A leader of the Jewish community in the United Arab Emirates said on Friday that he expects crowds of Israelis to visit the Gulf state once the normalization agreement between Israel and the UAE goes into effect.
Solly Wolf said in an interview with Israel’s Channel 12 that he and the community were not surprised by the historic Thursday announcement.
“We were expecting it already. It was only a matter of time,” Wolf said. “We know that in the last few years there have been a lot of connections between the UAE and Israel under the table.”
He predicted that the UAE’s relatively cheap prices could be a major draw for Israeli visitors.
“I’m sure that a lot of Israelis are going to come here,” he said in the English-language interview. “I saw yesterday on television, a five star hotel, it’s cheaper than going to Eilat. So of course a lot of people will come here.”
“They are more than welcome to come here, without any fear, because it’s a very safe place. It’s one of the safest places in the world, for families, for children for everybody,” said Wolf, who said he had lived in the country for 20 years.
He also said that property was cheaper than in Israel, claiming that a two-bedroom apartment near the beach would cost around NIS 1.5 million ($440,000).
Israel and the United Arab Emirates announced their agreement Thursday afternoon. They “agreed to the full normalization of relations between Israel and the UAE,” they said in a joint statement with the US that was released by US President Donald Trump.
The UAE-Israel deal marks the third such agreement the Jewish state has struck with an Arab country after Egypt (1979) and Jordan (1994).
Israeli and UAE delegations will meet in the coming weeks to sign bilateral agreements regarding investment, tourism, direct flights, security and the establishment of reciprocal embassies, their statement said. In exchange for the accord, Israel agreed to suspend its planned annexation of parts of the West Bank.
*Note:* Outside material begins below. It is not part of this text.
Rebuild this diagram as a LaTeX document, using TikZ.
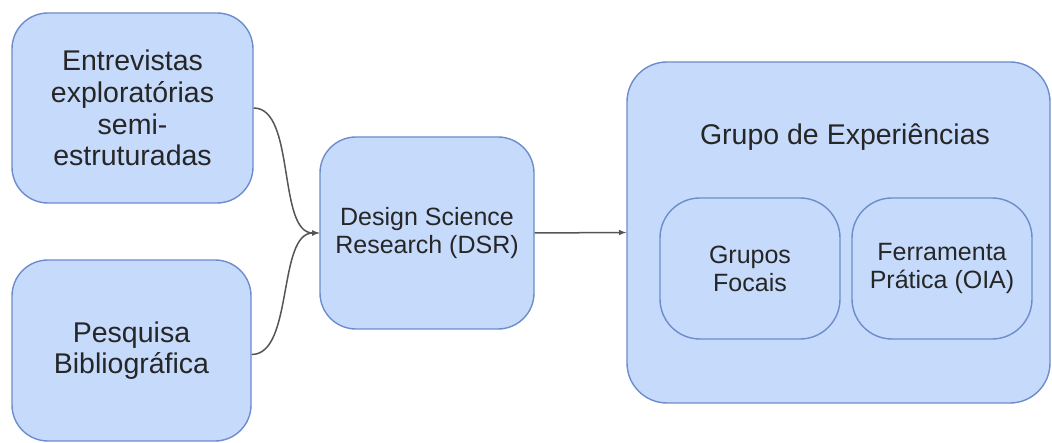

The UAE’s small Jewish community welcomed the agreement on Thursday after it was announced, praising the Arab Gulf state for its pluralism and religious tolerance.
“Among other things, this will allow Israelis to visit the UAE and share our daily experience of… tolerance and pluralism that typifies the UAE,” the Jewish Council of the Emirates, an umbrella group established by Jews living in the country, said in a statement.
“I am so moved by the many messages of hope that I have received from Emirati friends of our community on hearing this news,” said the group’s president, Ross Kriel.
Rabbi Yehuda Sarna, the non-resident chief rabbi of the organization, praised UAE leader Crown Prince Mohammed bin Zayed for his “vision of tolerance, synergy and the fusion of past and future.”
Israel’s Diaspora Affairs Minister Omer Yankelevich said Thursday night she’d spoken with Wolf.
“We were both very excited and moved by this great opportunity and agreed to establish a mutually fruitful relationship between the Jewish community and the Ministry of Diaspora Affairs,” she said.
In recent years, the UAE has made great efforts to portray itself as a tolerant country welcoming all religions, including Judaism.
President Khalifa bin-Zayed al-Nahyan declared 2019 to be the “The Year of Tolerance” in the UAE. In this context, the country announced the building of a massive interfaith compound in Abu Dhabi that will also include a synagogue. The so-called Abrahamic Family House is slated to open in 2022.
A Jewish community has been operating in Dubai for a decade, initially with tacit support but more recently with overt backing from the local authorities, and is currently in the process of officially becoming a licensed religious community.
Estimates of how many Jews currently live in the UAE range from the low hundreds to 1,500. There are three different congregations — two Orthodox and one egalitarian — and one kosher catering business in the country, called “Elli’s Kosher Kitchen,” which has also garnered a lot of attention, including UAE Culture Minister Noura al-Kaabi hailing it as a new chapter in “Gulf food history.”